Anyway, I’m ending all the hate. I don’t want a bunch of whiny-ass Red Sox fans to approach my blog and take this to heart. So I’m going to continue sitting here and continue writing about Manny Ramirez. The phony bastard was traded to the Los Angeles Dodgers the other day in a big wallow of a trade that featured the Dodgers (as mentioned), Pirates, Marlins. It could have very well been another team, but I didn’t read up on it, and I’m not a reporter, so go ahead and take a look at some sports site to see for yourself.

It was pretty abrupt. Not expected. Maybe Red Sox fans expected it, but I sure as hell didn’t. I actually haven’t paid much attention to any sports at all in July, except for the Rams. So, when I waltzed onto the Worldwide Leader’s phony-ass website yesterday evening, when it had a picture of Manny Ramirez on there, I was shocked as hell, to tell you the truth. Sure, trade talk about Manny being done or signing with some other team after the season was in the air, perhaps sitting on some perch that was never going to be modified, or something like that, but who — besides Sox fans — expected Manny to be gone at the trade deadline? Maybe I’m missing something. Maybe I’m deaf. Maybe the Worldwide Leader was drowned out with Brett Favre taking his morning piss that I skipped over it.

Manny’s legacy in Boston should be summed up in two different categories, I believe: Either that he was Manny being as wild as hell as he was, or that he won two World Series in Boston. I’m going to lean to the second. He was apart of that 2004 World Series team that shocked the hearts out of the world. I would have cheered for ’em if they weren’t beating the hell out of the Cardinals in that World Series, on their way to a destiny-deserved championship. I’ll remember him for that. I’ll remember him the most during the 2004-2007 years, those two World Series and all; him winning the World Series MVP in 2004; the time he reported to Spring Training later in 2006; all of it.

I’m not a Red Sox fan by any means (obviously), but that’s how I’d sum up his days in Boston.

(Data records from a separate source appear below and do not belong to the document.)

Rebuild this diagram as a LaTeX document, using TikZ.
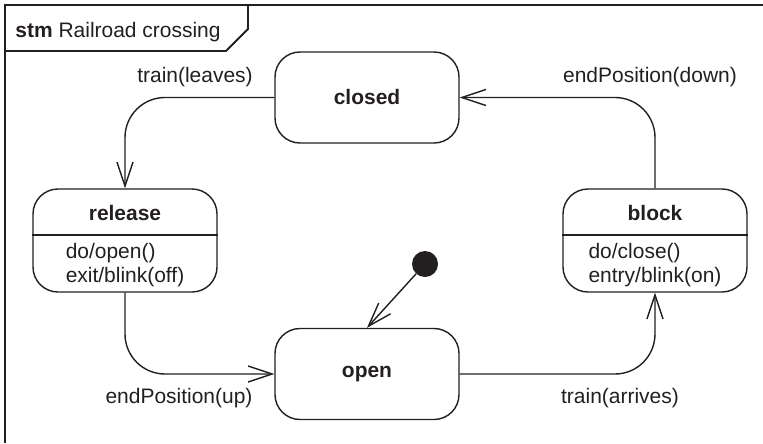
\documentclass[tikz,border=0pt]{standalone}
\usepackage{fontspec}
\setmainfont{Liberation Sans}
\usepackage{xcolor}
\usepackage{tikz}
\usetikzlibrary{arrows.meta, positioning}

\definecolor{ink}{HTML}{231F20}

\begin{document}
\begin{tikzpicture}[x=0.03cm, y=-0.03cm, font=\fontsize{17.9}{20.4}\selectfont, text=ink,
    statebox/.style={draw=ink, line width=1.2pt, rounded corners=0.75cm, minimum width=5.52cm, minimum height=2.73cm, inner sep=0pt},
    trans/.style={draw=ink, line width=1.2pt, rounded corners=1.2cm, -{Straight Barb[length=0.72cm, width=0.48cm]}},
    frame/.style={draw=ink, line width=1.6pt}]
  \useasboundingbox (0,0) rectangle (763,443);

  % frame and its header
  \draw[frame] (763,5) -| (5,443);
  \draw[frame] (5,51) -- (226,51) -- (248,29) -- (248,5);
  \node (title) at (118,32) {\textbf{stm} Railroad crossing};

  % states
  \node[statebox, font=\fontsize{17.9}{20.4}\selectfont\bfseries] (closed) at (367,97.5) {closed};
  \node[statebox, font=\fontsize{17.9}{20.4}\selectfont\bfseries] (open) at (367,374) {open};
  \node[statebox, minimum height=3.09cm] (release) at (125,240.5) {};
  \node[statebox, minimum height=3.09cm] (block) at (655,240.5) {};

  \draw[draw=ink, line width=1.2pt] (release.west |- 0,235) -- (release.east |- 0,235);
  \draw[draw=ink, line width=1.2pt] (block.west |- 0,235) -- (block.east |- 0,235);

  \node[font=\fontsize{17.9}{20.4}\selectfont\bfseries] (releasename) at (125,213) {release};
  \node[align=left, inner sep=0pt] (releasebody) at (125,265) {do/open()\\exit/blink(off)};
  \node[font=\fontsize{17.9}{20.4}\selectfont\bfseries] (blockname) at (655,213) {block};
  \node[align=left, inner sep=0pt] (blockbody) at (655,265) {do/close()\\entry/blink(on)};

  % initial pseudostate
  \node[circle, fill=ink, inner sep=0pt, minimum size=0.78cm] (init) at (425,264) {};

  % transitions
  \draw[trans, rounded corners=0pt] (init) -- (open.north);
  \draw[trans] (closed.west) -| (release.north);
  \draw[trans] (release.south) |- (open.west);
  \draw[trans] (open.east) -| (block.south);
  \draw[trans] (block.north) |- (closed.east);

  \node (leaves) at (195,77) {train(leaves)};
  \node (down) at (650,77) {endPosition(down)};
  \node (up) at (179,398) {endPosition(up)};
  \node (arrives) at (620,398) {train(arrives)};
\end{tikzpicture}
\end{document}
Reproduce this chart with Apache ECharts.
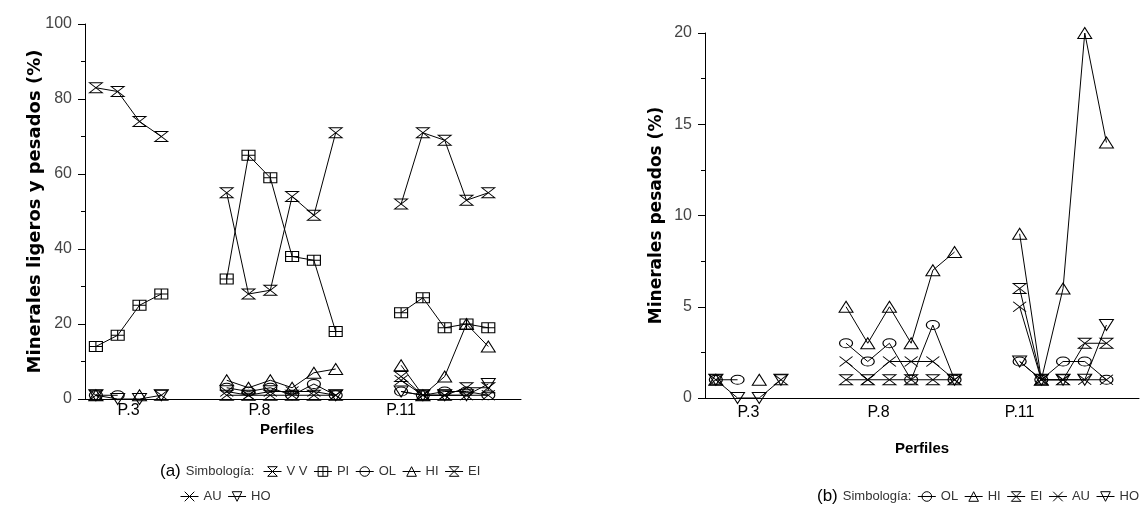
<!DOCTYPE html>
<html><head><meta charset="utf-8">
<script src="https://cdn.jsdelivr.net/npm/echarts@6/dist/echarts.min.js"></script>
<style>html,body{margin:0;padding:0;background:#fff}#c{width:1146px;height:523px}</style>
</head><body><div id="c"></div>
<script>
// sample slots along the profile axis ('' = gap between profiles)
const samples = ['P3-1','P3-2','P3-3','P3-4','','',
  'P8-1','P8-2','P8-3','P8-4','P8-5','P8-6','','',
  'P11-1','P11-2','P11-3','P11-4','P11-5',''];
const xTickPos = [1.5, 7.5, 14];
const xTickLabels = ['P.3', 'P.8', 'P.11'];
const yTicksA = [0, 20, 40, 60, 80, 100];
const yTicksB = [0, 5, 10, 15, 20];

// light minerals (%)
const VV = [83,82,74,70,null,null, 55,28,29,54,49,71,null,null, 52,71,69,53,55,null];
const PI = [14,17,25,28,null,null, 32,65,59,38,37,18,null,null, 23,27,19,20,19,null];
// heavy minerals (%)
const OL = [1,1,null,null,null,null, 3,2,3,1,4,1,null,null, 2,1,2,2,1,null];
const HI = [1,null,1,null,null,null, 5,3,5,3,7,8,null,null, 9,1,6,20,14,null];
const EI = [1,null,null,1,null,null, 1,1,1,1,1,1,null,null, 6,1,1,3,3,null];
const AU = [null,null,null,null,null,null, 2,1,2,2,2,1,null,null, 5,1,1,1,1,null];
const HO = [1,0,0,1,null,null, null,null,null,null,null,1,null,null, 2,1,1,1,4,null];

const FONT = 'Liberation Sans, Arial, sans-serif';
const TFONT = 'DejaVu Sans, sans-serif';
const SYM = {
  VV: 'path://M0,0L10,0L0,8L10,8Z',
  PI: 'path://M0,0H10V8H0ZM5,0V8M0,4H10',
  OL: 'path://M0,4A5,4 0 1,1 10,4A5,4 0 1,1 0,4Z',
  HI: 'path://M5,0L10,8L0,8Z',
  EI: 'path://M0,0L10,0L0,8L10,8Z',
  AU: 'path://M0,0L10,8M10,0L0,8',
  HO: 'path://M0,0L10,0L5,8Z'
};
const SIZE = {VV:[13,10], PI:[13,10], OL:[13,9], HI:[14,11], EI:[13,10], AU:[13,10], HO:[14,11]};
const LABELS = {VV:'V V'};
const HOLLOW = {color: 'rgba(0,0,0,0)', borderColor: '#000', borderWidth: 1};

function mk(name, vals, idx) {
  return {
    type: 'line', name: name, xAxisIndex: idx, yAxisIndex: idx,
    data: vals.map((v, i) => [i, v]),
    symbol: SYM[name], symbolSize: SIZE[name], showSymbol: true,
    connectNulls: false, clip: false, animation: false,
    lineStyle: {color: '#000', width: 1},
    itemStyle: HOLLOW,
    emphasis: {disabled: true}, silent: true
  };
}

function xAxis(idx, margin, nameGap, pad) {
  return {
    type: 'value', gridIndex: idx, min: -0.5, max: 19.5, interval: 0.5,
    name: 'Perfiles', nameLocation: 'middle', nameGap: nameGap, nameMoveOverlap: false,
    nameTextStyle: {fontFamily: FONT, fontSize: 15, fontWeight: 'bold', color: '#000', padding: pad},
    axisLine: {onZero: false, lineStyle: {color: '#000', width: 1}},
    axisTick: {show: false}, splitLine: {show: false},
    axisLabel: {
      margin: margin, fontFamily: FONT, fontSize: 16, color: '#000',
      showMinLabel: true, showMaxLabel: true, interval: 0,
      formatter: function (v) {
        for (let k = 0; k < xTickPos.length; k++) if (Math.abs(v - xTickPos[k]) < 1e-6) return xTickLabels[k];
        return '';
      }
    }
  };
}
function yAxis(idx, ticks, name, nameGap, nameSize) {
  return {
    type: 'value', gridIndex: idx, min: ticks[0], max: ticks[ticks.length - 1],
    interval: ticks[1] - ticks[0],
    name: name, nameLocation: 'middle', nameGap: nameGap, nameMoveOverlap: false,
    nameTextStyle: {fontFamily: TFONT, fontSize: nameSize, fontWeight: 'bold', color: '#000'},
    axisLine: {show: true, onZero: false, lineStyle: {color: '#000', width: 1}},
    axisTick: {show: true, length: 7, lineStyle: {color: '#000'}},
    minorTick: {show: true, splitNumber: 2, length: 4, lineStyle: {color: '#000'}},
    splitLine: {show: false},
    axisLabel: {margin: 13, fontFamily: FONT, fontSize: 16, color: '#444'}
  };
}

const legendText = {fontFamily: FONT, fontSize: 13, color: '#333'};
const legendBase = {itemHeight: 12, itemWidth: 18, itemGap: 6, selectedMode: false, textStyle: legendText,
  itemStyle: HOLLOW, lineStyle: {color: '#000', width: 1}, formatter: n => LABELS[n] || n};
const titleRich = {rich: {a: {fontFamily: FONT, fontSize: 17, color: '#000', fontWeight: 'normal'},
                          s: {fontFamily: FONT, fontSize: 13, color: '#333', fontWeight: 'normal'}}};
const option = {
  backgroundColor: '#fff',
  animation: false,
  title: [
    {text: '{a|(a)} {s|Simbología:}', left: 155, top: 457, textStyle: titleRich},
    {text: '{a|(b)} {s|Simbología:}', left: 812, top: 482, textStyle: titleRich}
  ],
  legend: [
    Object.assign({data: ['VV','PI','OL','HI','EI'], left: 258, top: 460}, legendBase),
    Object.assign({data: ['AU','HO'], left: 175, top: 485}, legendBase),
    Object.assign({data: ['OL','HI','EI','AU','HO'], right: 2, top: 485}, legendBase)
  ],
  grid: [
    {left: 85, top: 24, width: 436, height: 375, containLabel: false, outerBoundsMode: 'none'},
    {left: 705, top: 33, width: 434, height: 365, containLabel: false, outerBoundsMode: 'none'}
  ],
  xAxis: [xAxis(0, 4, 23, [0, 32, 0, 0]), xAxis(1, 7, 43, [0, 0, 0, 0])],
  yAxis: [yAxis(0, yTicksA, 'Minerales ligeros y pesados (%)', 41, 18),
          yAxis(1, yTicksB, 'Minerales pesados (%)', 40, 17)],
  series: [
    mk('VV', VV, 0), mk('PI', PI, 0), mk('OL', OL, 0), mk('HI', HI, 0),
    mk('EI', EI, 0), mk('AU', AU, 0), mk('HO', HO, 0),
    mk('OL', OL, 1), mk('HI', HI, 1), mk('EI', EI, 1), mk('AU', AU, 1), mk('HO', HO, 1)
  ]
};
const chart = echarts.init(document.getElementById('c'), null, {renderer: 'canvas'});
chart.setOption(option);
</script></body></html>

2 thoughts on “Manny Ramirez’s Legacy

  1. Hearing the rumor Red Sox veterans actually asked for Manny to go speaks volumes about how bad things got there. He simply stopped playing. This is not a good sign, “rewarding” someone who has so much money he or she can just shut it down and get their way…not the first time it’s happened but he was such a key part of their team, a Hall of Famer on talent if not temperment. I was shocked he was actually moved, but the more I hear of his final days in Boston it likely was the best thing for both parties. If the guy ain’t gonna play, he ain’t gonna play.

  2. Hey Troy… It’s been a minute. Okay, I’m not the biggest Manny fan, but I have to say that he’s good. This may be why he’s the way he is b/c he knows his value. Because of his talent, I probably wouldn’t have gotten rid of him… especially so deep into the season.